─── DATA SHOWN

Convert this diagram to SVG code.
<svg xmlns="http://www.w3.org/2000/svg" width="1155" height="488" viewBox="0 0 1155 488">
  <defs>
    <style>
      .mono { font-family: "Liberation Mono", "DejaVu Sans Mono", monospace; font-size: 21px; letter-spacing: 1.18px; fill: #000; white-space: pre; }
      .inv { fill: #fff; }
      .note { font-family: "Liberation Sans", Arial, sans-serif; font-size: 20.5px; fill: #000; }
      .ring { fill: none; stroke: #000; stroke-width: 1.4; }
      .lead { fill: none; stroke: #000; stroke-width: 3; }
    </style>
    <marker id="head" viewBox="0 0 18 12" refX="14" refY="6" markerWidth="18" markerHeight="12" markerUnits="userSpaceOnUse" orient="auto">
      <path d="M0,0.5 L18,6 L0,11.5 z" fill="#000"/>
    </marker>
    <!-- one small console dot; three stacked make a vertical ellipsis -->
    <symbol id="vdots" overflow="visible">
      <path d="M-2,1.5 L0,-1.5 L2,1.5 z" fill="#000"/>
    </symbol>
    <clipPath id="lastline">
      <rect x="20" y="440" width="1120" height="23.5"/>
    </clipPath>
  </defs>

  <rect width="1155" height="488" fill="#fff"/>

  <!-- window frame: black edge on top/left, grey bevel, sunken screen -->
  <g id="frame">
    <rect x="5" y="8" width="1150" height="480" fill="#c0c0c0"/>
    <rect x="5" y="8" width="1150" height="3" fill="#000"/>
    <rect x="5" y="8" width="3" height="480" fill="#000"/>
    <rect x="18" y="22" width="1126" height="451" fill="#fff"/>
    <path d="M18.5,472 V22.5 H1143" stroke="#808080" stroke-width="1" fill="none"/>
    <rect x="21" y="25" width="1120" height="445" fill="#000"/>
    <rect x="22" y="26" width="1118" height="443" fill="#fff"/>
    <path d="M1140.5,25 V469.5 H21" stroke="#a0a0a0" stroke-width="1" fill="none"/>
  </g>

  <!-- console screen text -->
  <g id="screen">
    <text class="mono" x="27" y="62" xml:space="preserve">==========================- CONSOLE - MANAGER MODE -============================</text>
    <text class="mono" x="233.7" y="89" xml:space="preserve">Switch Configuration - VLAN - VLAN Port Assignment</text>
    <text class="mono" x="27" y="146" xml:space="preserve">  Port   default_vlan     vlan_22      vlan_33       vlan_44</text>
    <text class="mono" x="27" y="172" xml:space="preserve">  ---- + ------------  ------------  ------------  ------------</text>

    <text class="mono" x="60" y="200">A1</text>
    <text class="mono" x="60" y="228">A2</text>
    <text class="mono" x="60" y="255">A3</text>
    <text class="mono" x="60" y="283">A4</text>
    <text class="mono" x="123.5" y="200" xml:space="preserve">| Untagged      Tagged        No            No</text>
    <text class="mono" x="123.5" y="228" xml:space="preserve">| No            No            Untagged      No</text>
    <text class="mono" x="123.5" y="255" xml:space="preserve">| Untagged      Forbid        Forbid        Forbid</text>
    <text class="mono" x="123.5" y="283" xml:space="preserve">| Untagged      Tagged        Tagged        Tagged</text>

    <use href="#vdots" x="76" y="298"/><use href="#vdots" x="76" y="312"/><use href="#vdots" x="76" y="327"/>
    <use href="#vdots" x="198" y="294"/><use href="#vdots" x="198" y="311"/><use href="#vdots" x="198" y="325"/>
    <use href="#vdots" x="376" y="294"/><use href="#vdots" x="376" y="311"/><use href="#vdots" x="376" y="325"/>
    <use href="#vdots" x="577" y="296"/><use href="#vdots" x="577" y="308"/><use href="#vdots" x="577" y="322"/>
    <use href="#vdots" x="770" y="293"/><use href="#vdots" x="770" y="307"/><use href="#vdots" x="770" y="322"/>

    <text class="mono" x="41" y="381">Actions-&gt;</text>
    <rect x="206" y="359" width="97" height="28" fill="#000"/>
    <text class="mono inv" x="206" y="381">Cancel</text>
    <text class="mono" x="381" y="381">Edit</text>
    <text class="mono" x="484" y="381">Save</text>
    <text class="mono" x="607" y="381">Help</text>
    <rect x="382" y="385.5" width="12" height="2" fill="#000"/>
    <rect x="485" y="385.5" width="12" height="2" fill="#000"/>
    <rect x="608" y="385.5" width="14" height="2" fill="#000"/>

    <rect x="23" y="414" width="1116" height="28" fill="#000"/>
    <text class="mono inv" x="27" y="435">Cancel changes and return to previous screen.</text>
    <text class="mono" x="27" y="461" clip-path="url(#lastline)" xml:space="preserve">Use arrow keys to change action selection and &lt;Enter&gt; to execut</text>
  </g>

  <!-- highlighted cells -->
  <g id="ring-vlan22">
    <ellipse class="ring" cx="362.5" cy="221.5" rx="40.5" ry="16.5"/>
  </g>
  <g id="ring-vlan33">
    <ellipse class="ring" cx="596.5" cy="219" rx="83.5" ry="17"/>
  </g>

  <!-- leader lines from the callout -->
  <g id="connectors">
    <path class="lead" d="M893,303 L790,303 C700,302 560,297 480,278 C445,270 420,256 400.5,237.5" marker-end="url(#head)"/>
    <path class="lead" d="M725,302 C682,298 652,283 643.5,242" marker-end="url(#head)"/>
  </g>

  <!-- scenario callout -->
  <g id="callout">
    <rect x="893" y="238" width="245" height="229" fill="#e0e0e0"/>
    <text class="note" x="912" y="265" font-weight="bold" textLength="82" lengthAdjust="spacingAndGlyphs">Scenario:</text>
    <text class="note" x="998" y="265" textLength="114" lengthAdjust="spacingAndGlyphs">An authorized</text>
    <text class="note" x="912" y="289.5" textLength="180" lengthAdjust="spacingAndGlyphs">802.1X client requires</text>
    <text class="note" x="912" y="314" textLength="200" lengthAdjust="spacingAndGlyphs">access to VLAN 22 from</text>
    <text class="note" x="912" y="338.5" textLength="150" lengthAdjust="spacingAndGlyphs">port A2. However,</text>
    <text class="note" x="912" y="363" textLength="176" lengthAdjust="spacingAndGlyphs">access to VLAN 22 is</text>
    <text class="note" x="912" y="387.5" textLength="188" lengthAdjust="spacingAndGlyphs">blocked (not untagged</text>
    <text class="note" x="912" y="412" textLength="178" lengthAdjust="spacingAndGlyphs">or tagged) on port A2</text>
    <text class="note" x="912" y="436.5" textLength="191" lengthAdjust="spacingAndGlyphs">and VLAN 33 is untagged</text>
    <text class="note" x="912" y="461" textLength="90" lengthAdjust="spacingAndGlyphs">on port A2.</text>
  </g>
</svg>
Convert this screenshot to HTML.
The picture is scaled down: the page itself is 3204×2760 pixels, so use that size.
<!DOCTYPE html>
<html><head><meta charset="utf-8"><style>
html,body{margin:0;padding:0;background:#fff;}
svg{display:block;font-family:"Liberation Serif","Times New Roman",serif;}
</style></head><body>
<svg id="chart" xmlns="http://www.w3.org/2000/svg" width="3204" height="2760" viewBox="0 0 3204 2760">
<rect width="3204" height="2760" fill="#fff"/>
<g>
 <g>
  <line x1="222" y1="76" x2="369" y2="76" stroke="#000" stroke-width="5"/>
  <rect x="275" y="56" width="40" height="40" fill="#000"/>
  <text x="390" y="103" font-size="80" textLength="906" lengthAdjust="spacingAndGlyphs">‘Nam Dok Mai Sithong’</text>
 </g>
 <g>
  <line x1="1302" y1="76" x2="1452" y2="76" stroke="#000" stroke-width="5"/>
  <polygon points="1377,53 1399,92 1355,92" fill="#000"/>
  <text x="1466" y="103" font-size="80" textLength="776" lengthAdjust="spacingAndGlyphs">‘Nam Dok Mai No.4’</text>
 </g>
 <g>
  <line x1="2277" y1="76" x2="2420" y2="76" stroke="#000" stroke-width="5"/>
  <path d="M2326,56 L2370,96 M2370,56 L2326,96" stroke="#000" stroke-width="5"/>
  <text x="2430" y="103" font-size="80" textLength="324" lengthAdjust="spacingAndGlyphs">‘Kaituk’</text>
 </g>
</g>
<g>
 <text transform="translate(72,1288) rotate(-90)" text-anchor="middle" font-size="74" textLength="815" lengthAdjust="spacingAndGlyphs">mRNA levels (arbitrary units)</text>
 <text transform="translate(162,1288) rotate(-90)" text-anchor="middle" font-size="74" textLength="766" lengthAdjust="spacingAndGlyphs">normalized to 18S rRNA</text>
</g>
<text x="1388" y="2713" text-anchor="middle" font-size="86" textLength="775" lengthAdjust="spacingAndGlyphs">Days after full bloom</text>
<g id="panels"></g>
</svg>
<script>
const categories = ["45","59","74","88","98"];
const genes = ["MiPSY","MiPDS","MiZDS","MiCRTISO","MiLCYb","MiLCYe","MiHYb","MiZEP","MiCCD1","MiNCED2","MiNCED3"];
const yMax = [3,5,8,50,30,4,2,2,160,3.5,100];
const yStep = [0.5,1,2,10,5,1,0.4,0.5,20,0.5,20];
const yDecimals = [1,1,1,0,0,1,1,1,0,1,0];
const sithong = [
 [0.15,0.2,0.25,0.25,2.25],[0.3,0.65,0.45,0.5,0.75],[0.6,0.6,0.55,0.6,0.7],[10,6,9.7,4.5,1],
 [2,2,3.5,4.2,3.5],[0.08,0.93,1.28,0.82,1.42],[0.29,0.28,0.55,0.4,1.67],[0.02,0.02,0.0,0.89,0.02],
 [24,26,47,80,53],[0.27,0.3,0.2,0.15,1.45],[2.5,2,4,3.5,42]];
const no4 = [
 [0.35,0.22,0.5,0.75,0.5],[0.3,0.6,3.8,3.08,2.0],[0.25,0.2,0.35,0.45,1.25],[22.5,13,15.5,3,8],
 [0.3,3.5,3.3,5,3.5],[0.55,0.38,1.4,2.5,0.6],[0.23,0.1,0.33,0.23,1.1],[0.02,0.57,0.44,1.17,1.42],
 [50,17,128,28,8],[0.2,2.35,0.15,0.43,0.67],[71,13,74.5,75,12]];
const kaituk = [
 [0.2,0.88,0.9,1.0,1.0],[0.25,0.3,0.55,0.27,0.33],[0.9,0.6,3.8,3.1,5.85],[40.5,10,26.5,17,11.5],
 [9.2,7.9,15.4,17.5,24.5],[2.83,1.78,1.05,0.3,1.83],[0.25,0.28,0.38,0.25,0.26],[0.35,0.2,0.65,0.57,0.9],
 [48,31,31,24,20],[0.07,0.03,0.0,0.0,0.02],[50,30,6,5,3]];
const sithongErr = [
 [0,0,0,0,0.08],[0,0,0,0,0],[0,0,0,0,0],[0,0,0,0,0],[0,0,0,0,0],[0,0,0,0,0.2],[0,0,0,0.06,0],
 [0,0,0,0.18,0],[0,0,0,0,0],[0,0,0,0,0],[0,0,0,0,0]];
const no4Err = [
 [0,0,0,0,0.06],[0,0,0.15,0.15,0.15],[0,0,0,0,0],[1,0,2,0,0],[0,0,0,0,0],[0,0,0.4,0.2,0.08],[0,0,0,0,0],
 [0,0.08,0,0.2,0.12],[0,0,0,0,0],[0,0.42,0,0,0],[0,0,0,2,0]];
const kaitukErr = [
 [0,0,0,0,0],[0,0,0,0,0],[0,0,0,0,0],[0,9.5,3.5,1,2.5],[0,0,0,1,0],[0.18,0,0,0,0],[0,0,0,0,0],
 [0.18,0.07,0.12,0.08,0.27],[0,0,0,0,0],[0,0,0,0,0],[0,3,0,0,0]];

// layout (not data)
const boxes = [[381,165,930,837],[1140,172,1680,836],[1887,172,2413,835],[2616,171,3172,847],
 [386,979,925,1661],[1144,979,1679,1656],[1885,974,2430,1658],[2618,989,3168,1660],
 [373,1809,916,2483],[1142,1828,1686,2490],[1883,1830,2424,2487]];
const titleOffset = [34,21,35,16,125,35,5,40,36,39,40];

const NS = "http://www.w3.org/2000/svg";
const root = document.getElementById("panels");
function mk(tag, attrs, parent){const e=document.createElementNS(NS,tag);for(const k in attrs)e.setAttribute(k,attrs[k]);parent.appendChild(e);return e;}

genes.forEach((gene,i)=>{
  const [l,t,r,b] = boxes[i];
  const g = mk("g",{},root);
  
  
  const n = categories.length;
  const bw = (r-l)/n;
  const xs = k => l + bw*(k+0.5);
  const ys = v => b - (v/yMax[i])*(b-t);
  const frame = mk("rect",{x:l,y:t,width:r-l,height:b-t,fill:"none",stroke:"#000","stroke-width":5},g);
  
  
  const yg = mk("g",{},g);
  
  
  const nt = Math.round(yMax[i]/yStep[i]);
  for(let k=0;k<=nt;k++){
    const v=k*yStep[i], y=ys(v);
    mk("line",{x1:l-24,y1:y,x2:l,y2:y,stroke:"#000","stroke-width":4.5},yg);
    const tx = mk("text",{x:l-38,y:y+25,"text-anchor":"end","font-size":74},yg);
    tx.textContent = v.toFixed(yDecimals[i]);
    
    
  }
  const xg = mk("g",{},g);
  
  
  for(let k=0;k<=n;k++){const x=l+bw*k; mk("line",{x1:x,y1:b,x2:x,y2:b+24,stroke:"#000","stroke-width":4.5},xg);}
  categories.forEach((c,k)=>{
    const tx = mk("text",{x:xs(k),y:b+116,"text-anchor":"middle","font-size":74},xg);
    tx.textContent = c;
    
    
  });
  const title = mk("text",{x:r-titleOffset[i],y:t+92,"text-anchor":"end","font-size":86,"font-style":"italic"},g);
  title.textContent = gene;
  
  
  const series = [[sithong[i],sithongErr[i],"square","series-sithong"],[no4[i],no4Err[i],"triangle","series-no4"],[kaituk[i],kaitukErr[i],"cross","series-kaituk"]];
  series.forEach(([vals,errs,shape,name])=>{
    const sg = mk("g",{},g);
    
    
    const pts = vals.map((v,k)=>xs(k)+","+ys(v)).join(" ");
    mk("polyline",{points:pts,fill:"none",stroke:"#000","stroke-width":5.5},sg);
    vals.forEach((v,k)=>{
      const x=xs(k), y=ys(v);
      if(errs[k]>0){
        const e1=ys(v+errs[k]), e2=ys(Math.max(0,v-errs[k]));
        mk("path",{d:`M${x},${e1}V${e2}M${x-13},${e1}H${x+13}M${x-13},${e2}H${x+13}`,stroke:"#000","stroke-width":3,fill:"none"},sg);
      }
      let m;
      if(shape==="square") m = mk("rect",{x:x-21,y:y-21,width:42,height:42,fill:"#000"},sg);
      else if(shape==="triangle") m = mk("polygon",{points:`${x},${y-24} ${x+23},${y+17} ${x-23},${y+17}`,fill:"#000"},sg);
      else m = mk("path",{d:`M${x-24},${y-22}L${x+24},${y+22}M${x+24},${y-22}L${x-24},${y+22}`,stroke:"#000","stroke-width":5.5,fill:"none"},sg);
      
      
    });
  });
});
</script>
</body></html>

──────

* WHAT IS ASKED:
Go over the records above line by line and count those holding the word "Convert". Reply only with the number.

* SOLVED PROBLEM:
2